第240回 鉄道総研月例発表会: 信号通信技術に関する最近の研究開発

信号通信分野の最近の研究開発

信号通信技術研究部 部長 渡辺 郁夫

鉄道総研では、「安全性の向上」「環境との調和」「低コスト化」「利便性の向上」という目標のもと、研究開発を進めている。信号通信関係でもこれらの目標の実現のため、さまざまな研究開発を行っている。ここでは、最近の信号通信関係の研究開発の概要を紹介する。


無線技術を利用した閑散線区向け列車制御システム

信号 研究室長 平栗 滋人

主に閑散線区で使用されている電子閉そくなどの置換えとして使用できるシステムとして、駅近傍で無線による地上-車上間通信を利用した列車制御システムの開発を進めている。現行システムからの段階的な移行を可能にするとともに、無線利用エリアの拡張によって踏切防護や速度制御機能の実現などの発展性も有するシステムの構成、機能について紹介する。


長大軌道回路の耐ノイズ性能向上

信号 主任研究員 寺田 夏樹

長大軌道回路では車上機器から発生する電流に対する妨害許容値が小さいので、機器の変更を最小限にしつつ許容値を向上する手法について検討を行った。そして室内および現場において検証試験を実施して検討の有効性を確認し、許容値を3倍にできる見通しを得た。本報告では許容値向上の手法について、その考え方および検証結果を紹介する。


シミュレーションによる雷害対策の定量的評価

信号 主任研究員 新井 英樹

現状、フィールド試験により信号設備の雷害対策の効果検証を行っているが、その実施箇所の大地抵抗率や接地抵抗値が検証結果に影響を及ぼすという問題がある。そこで、本研究では、信号設備の中で雷害件数が多いとされる踏切設備を対象とし、雷害対策効果の定量的評価が可能な雷サージ解析モデルを構築した。ここでは、フィールド試験結果との比較によるモデルの妥当性検証結果とシミュレーションによる雷害対策効果の評価結果について発表する。

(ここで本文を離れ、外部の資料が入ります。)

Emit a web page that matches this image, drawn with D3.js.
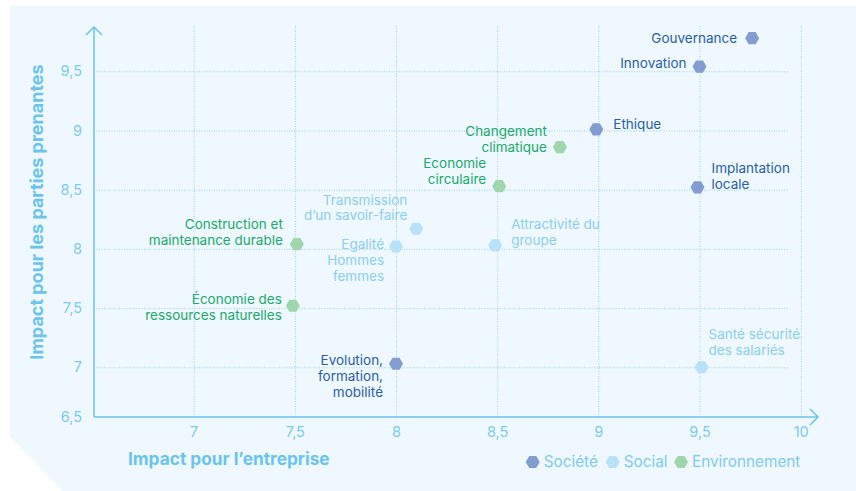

リスク評価と安全要件管理による列車制御システムのリスク低減

列車制御 主任研究員 岩田 浩司

近年の列車制御システムは高機能化した反面、ネットワーク化・ソフトウェア高依存となり、大規模かつ複雑化している。しかし、鉄道信号の機能に高いレベルの安全性が要求されることに変わりない。そこで、列車制御システムのリスク低減をはかるため、システムのリスク評価、及び、システムに適用すべき安全要件の管理の研究に取り組んでいる。本発表では、リスク評価手法とその適用結果を述べるとともに、システム・ハードウェア・ソフトウェアの安全要件ならびに、新たに提案する安全要件の管理手法を紹介する。


車載型前方監視システムのための画像認識アルゴリズム

信号 主任研究員 鵜飼 正人

車上からリアルタイムで線路内障害物を検知する車載型前方監視システムの開発を進めているなかで、徐行予告信号機や特殊信号発光機を認識する画像処理アルゴリズムについては既に報告している。今回、線路内障害物の形状やテクスチャー、動き、背景との違いなどをそれぞれ評価する複数のサブモジュールにより、総合的に障害物を判定する画像認識アルゴリズムを開発したので、その詳細と検証用映像データを用いたシミュレーション実験の結果について報告する。


メタル回線による長区間データ伝送回線構成の評価手法

信号通信技術研究部 主任研究員 関 清隆

鉄道沿線に敷設されているメタル回線を活用し、複数駅間にわたるデータ伝送回線(xDSLを用いたネットワーク回線など)を構成する事例が増えてきている。このような長区間のデータ伝送回線の導入可否を机上で評価する手法の検討を行い、多段構成を仮想的な一段構成に変換したのち、伝送信号や雑音等の周波数特性を考慮して受信S/N(信号対雑音比)を求める手法を開発した。本発表では、開発した評価手法の概要と、本手法による評価結果の検証例を報告する。


鉄道沿線における地上デジタル放送受信品質の予測評価手法

通信 研究室長 川ア 邦弘

2006年12月に全国で地上デジタル放送が開始され、2011年にはアナログ放送が終了する予定となっている。鉄道沿線での地上デジタル放送の受信品質を把握するためには、現状では時間・コストのかかる実測調査に拠らざるを得ない。そこで、鉄道沿線向けの受信品質予測手法を検討し、無列車時の定常的な受信品質ならびに列車通過に伴う影響を予測計算するプログラムを開発した。本発表では、予測手法の概要と開発したプログラムの機能、計算結果例等について報告する。